I have interspersed an outline of Holy Week with songs from the musical Jesus Christ Superstar. Story and music connect me to the Divine. If that’s not how you find yourself during this season, I invite you think about each day and what connects you to the story of the Passion of Jesus.
1. Holy Monday: Turning over tables
On Monday Jesus arrives at the Temple, and in an act of civil disobedience, turned over the tables of the money changers. Luke’s Gospel says that Jesus emphasizes the temple being a house of prayer, not a den of robbers. When I preached on this text one time, I talked about Jesus being “in his feelings” with holy anger. My friend disagreed and called it organized grass roots political action. Since then I have wondered if it can actually be both. Jesus Christ Superstar juxtaposes Jesus’ turning over tables with being surrounded by sick people crowding him, asking for healing. Jesus shouts, “Heal yourselves!” While this is noncanonical, many ministering people can identify with the pushing, the crowding, the demanding from those around us . . . and our desire to escape when it becomes too much.
2. Holy Tuesday: Ambush
The religious and political leaders have had enough of Jesus. Jesus was too much; too much radical love, too much preaching, too much healing, causing too much civil unrest. Since this man claimed to be a messiah, he was disrupting the good thing the government and religious leaders had going for them. “This Jesus Must Die” illustrates this very well. “I see bad things arising, the crowds crown him King, which the Romans would ban/ I see blood and destruction, our elimination because of one man,” sums up the fear had by those in power and the threat Jesus was to the status quo.
3. Maundy Thursday: Arrest and denial
We’re not really sure what happened Wednesday, but Maundy Thursday is a key part of this week. Starting today, a somber turn takes place. In the evening, Jesus washes his disciples’ feet as they prepare for Passover. My Protestant theology is showing by saying Jesus has the disciples eat the symbolism of the bread as his body, and drink his symbolic blood of the cup. Jesus tells the group that one will betray him, only to hear a chorus of “Not I, Lord!” Judas leaves, revealing himself by that act alone. Jesus goes to Gethsemane, and in the musical we’ve been following here, Jesus delivers what might be my favorite musical number of all time, “Gethsemane” or “I only want to say.” This song is meaningful for me as it humanizes Jesus and his internal struggle with what is about to take place. Jesus is arrested and also denied by Peter three times.
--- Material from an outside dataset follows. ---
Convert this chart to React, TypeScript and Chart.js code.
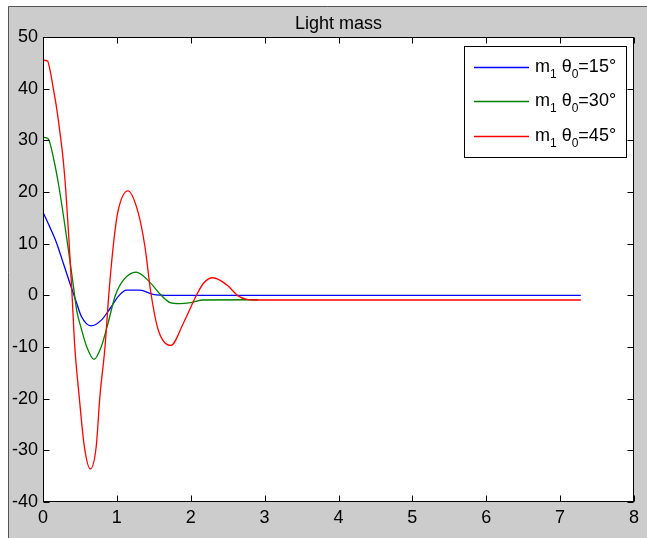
import React, { useEffect, useRef } from "react";
import { Chart, registerables } from "chart.js";

Chart.register(...registerables);

// ---- data ----
const xTicks = [0, 1, 2, 3, 4, 5, 6, 7, 8];
const yTicks = [-40, -30, -20, -10, 0, 10, 20, 30, 40, 50];
const titleText = "Light mass";
const legendAngles = ["15", "30", "45"];

const blueT = [0, 0.09, 0.185, 0.275, 0.365, 0.455, 0.52, 0.65, 0.79, 0.91, 1.02, 1.13, 1.31, 1.49, 1.72, 7.28];
const blueV = [16.1, 13.3, 10.1, 6.2, 2.3, -1.5, -4.1, -5.9, -4.8, -2.5, -0.2, 1.0, 1.0, 0.2, 0.0, 0.0];

const greenT = [0, 0.07, 0.15, 0.21, 0.275, 0.34, 0.4, 0.46, 0.51, 0.59, 0.69, 0.79, 0.88, 0.98, 1.09, 1.26, 1.43, 1.58, 1.72, 1.85, 2.0, 2.17, 2.91];
const greenV = [30.6, 30.3, 26.0, 21.5, 15.6, 9.2, 3.0, -3.2, -6.0, -9.9, -12.4, -9.9, -5.4, 0.0, 3.0, 4.5, 2.8, 0.3, -1.4, -1.6, -1.4, -0.9, -0.85];

const redT = [0, 0.06, 0.095, 0.14, 0.185, 0.23, 0.275, 0.31, 0.35, 0.39, 0.43, 0.49, 0.56, 0.64, 0.72, 0.77, 0.84, 0.89, 0.95, 1.01, 1.15, 1.29, 1.38, 1.46, 1.56, 1.73, 1.9, 2.08, 2.17, 2.3, 2.49, 2.64, 2.76, 2.85, 7.28];
const redV = [45.5, 45.4, 43.6, 40.0, 36.2, 31.5, 26.0, 20.0, 11.0, 1.0, -9.9, -19.6, -29.3, -33.6, -29.3, -19.6, -9.9, 0.0, 9.4, 15.9, 20.2, 15.9, 9.4, 0.5, -6.7, -9.7, -5.4, 0.1, 2.3, 3.4, 2.0, -0.1, -0.8, -0.9, -0.9];

const W = 647;
const H = 538;
const FONT = '"Liberation Sans", Arial, sans-serif';
const COLORS = ["#0000ff", "#008000", "#ff0000"];

function pts(t: number[], v: number[]) {
  return t.map((x, i) => ({ x, y: v[i] }));
}

export default function App() {
  const ref = useRef<HTMLCanvasElement>(null);

  useEffect(() => {
    document.body.style.margin = "0";
    const canvas = ref.current!;

    const bg = {
      id: "bg",
      beforeDraw(chart: any) {
        const { ctx, chartArea: a } = chart;
        ctx.save();
        ctx.fillStyle = "#ffffff";
        ctx.fillRect(0, 0, W, H);
        ctx.fillStyle = "#cccccc";
        ctx.fillRect(8, 6, W - 8, H - 6);
        ctx.strokeStyle = "#555555";
        ctx.lineWidth = 1;
        ctx.beginPath();
        ctx.moveTo(8.5, H);
        ctx.lineTo(8.5, 6.5);
        ctx.lineTo(W, 6.5);
        ctx.stroke();
        ctx.fillStyle = "#ffffff";
        ctx.fillRect(a.left, a.top, a.right - a.left, a.bottom - a.top);
        ctx.restore();
      },
    };

    const frame = {
      id: "frame",
      afterDraw(chart: any) {
        const { ctx, chartArea: a, scales } = chart;
        const L = Math.round(a.left) + 0.5;
        const R = Math.round(a.right) - 0.5;
        const T = Math.round(a.top) + 0.5;
        const B = Math.round(a.bottom) - 0.5;
        const tl = 6;
        ctx.save();
        ctx.strokeStyle = "#000000";
        ctx.lineWidth = 1;
        ctx.beginPath();
        xTicks.forEach((v) => {
          const px = Math.round(scales.x.getPixelForValue(v)) + 0.5;
          ctx.moveTo(px, B);
          ctx.lineTo(px, B - tl);
          ctx.moveTo(px, T);
          ctx.lineTo(px, T + tl);
        });
        yTicks.forEach((v) => {
          const py = Math.round(scales.y.getPixelForValue(v)) + 0.5;
          ctx.moveTo(L, py);
          ctx.lineTo(L + tl, py);
          ctx.moveTo(R, py);
          ctx.lineTo(R - tl, py);
        });
        ctx.stroke();
        ctx.strokeRect(L, T, R - L, B - T);

        // title
        ctx.fillStyle = "#000000";
        ctx.font = `18px ${FONT}`;
        ctx.textAlign = "center";
        ctx.textBaseline = "alphabetic";
        ctx.fillText(titleText, (a.left + a.right) / 2, 29);

        // legend
        const lx = 464, ly = 46, lw = 162, lh = 111;
        ctx.fillStyle = "#ffffff";
        ctx.fillRect(lx, ly, lw, lh);
        ctx.strokeStyle = "#000000";
        ctx.lineWidth = 1;
        ctx.strokeRect(lx + 0.5, ly + 0.5, lw, lh);
        const rows = [67, 101, 136];
        ctx.textAlign = "left";
        legendAngles.forEach((ang, i) => {
          const y = rows[i];
          ctx.strokeStyle = COLORS[i];
          ctx.lineWidth = 1.3;
          ctx.beginPath();
          ctx.moveTo(474, y + 0.5);
          ctx.lineTo(529, y + 0.5);
          ctx.stroke();
          ctx.fillStyle = "#000000";
          const base = y + 5;
          let x = 535;
          const big = `18px ${FONT}`;
          const small = `12px ${FONT}`;
          const parts: [string, boolean][] = [["m", false], ["1", true], [" \u03b8", false], ["0", true], [`=${ang}\u00b0`, false]];
          parts.forEach(([s, sub]) => {
            ctx.font = sub ? small : big;
            ctx.fillText(s, x, sub ? base + 6 : base);
            x += ctx.measureText(s).width;
          });
        });
        ctx.restore();
      },
    };

    const common = { borderWidth: 1.3, pointRadius: 0, cubicInterpolationMode: "monotone", fill: false };
    const chart = new Chart(canvas, {
      type: "line",
      data: {
        datasets: [
          { ...common, label: "m1 θ0=15°", data: pts(blueT, blueV), borderColor: COLORS[0], order: 3 },
          { ...common, label: "m1 θ0=30°", data: pts(greenT, greenV), borderColor: COLORS[1], order: 2 },
          { ...common, label: "m1 θ0=45°", data: pts(redT, redV), borderColor: COLORS[2], order: 1 },
        ] as any,
      },
      options: {
        responsive: false,
        animation: false,
        devicePixelRatio: 1,
        events: [],
        layout: { padding: { left: 0, top: 37, right: 13, bottom: 0 } },
        plugins: {
          legend: { display: false },
          title: { display: false },
          tooltip: { enabled: false },
        },
        scales: {
          x: {
            type: "linear",
            min: 0,
            max: 8,
            afterFit: (s: any) => { s.height = 36; },
            afterBuildTicks: (s: any) => { s.ticks = xTicks.map((v) => ({ value: v })); },
            grid: { display: false, drawTicks: false },
            border: { display: false },
            ticks: { padding: 5, color: "#000000", font: { family: FONT, size: 18 }, maxRotation: 0, autoSkip: false },
          },
          y: {
            type: "linear",
            min: -40,
            max: 50,
            afterFit: (s: any) => { s.width = 43; },
            afterBuildTicks: (s: any) => { s.ticks = yTicks.map((v) => ({ value: v })); },
            grid: { display: false, drawTicks: false },
            border: { display: false },
            ticks: { padding: 5, color: "#000000", font: { family: FONT, size: 18 }, autoSkip: false },
          },
        },
      } as any,
      plugins: [bg, frame],
    });

    return () => chart.destroy();
  }, []);

  return <canvas ref={ref} width={W} height={H} style={{ display: "block", width: W, height: H }} />;
}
4. Good Friday: Crucify Him
On Friday morning, Judas was overcome with guilt and took his own life. Jesus faces ridicule, having false accusations thrown against him and is completely abandoned by those closest to him. He’s sentenced to death on a cross, a very crass and disgraceful way to die. He is made to carry that cross. A crown of thorns is placed on him, women gather and hold vigil by the cross, and Jesus quotes the Psalms (“My God, my God, why have you forsaken me?”). Jesus also asks for forgiveness for those clueless about what this all means, and commends his spirit into God’s hands. Here you can listen to “Trial Before Pilate.” Pilate is a sympathetic figure here. The crowd pushes him by saying, “We need him crucified/It’s all you have to do.” Warning: It’s painful to listen to, both the content and the intonation.
5. Holy Saturday: We Wait, We Grieve
Guilt is in the air, peoples’ hopes are shattered, and Joseph of Arimathea and Nicodemus (it is suggested that both condemned Jesus the previous day) prepare Jesus for burial by anointing him. Other accounts have the two Marys doing this; they wanted Jesus to have a proper burial according to Jewish custom. This is a time of sadness and of hopes being dashed. And this is where we are left, friends, sitting vigil to be overwhelmed with resurrection. But before we jump to the candy, eggs, and bright colors, let’s not forget the reason we’re celebrating. We can’t know light unless we first know darkness. One of the final numbers in Jesus Christ Superstar is called “John Nineteen: Forty One,” which is based on John 19:41, “Now there was a garden in the place where he was crucified, and in the garden there was a new tomb in which no one had ever been laid” (NRSV).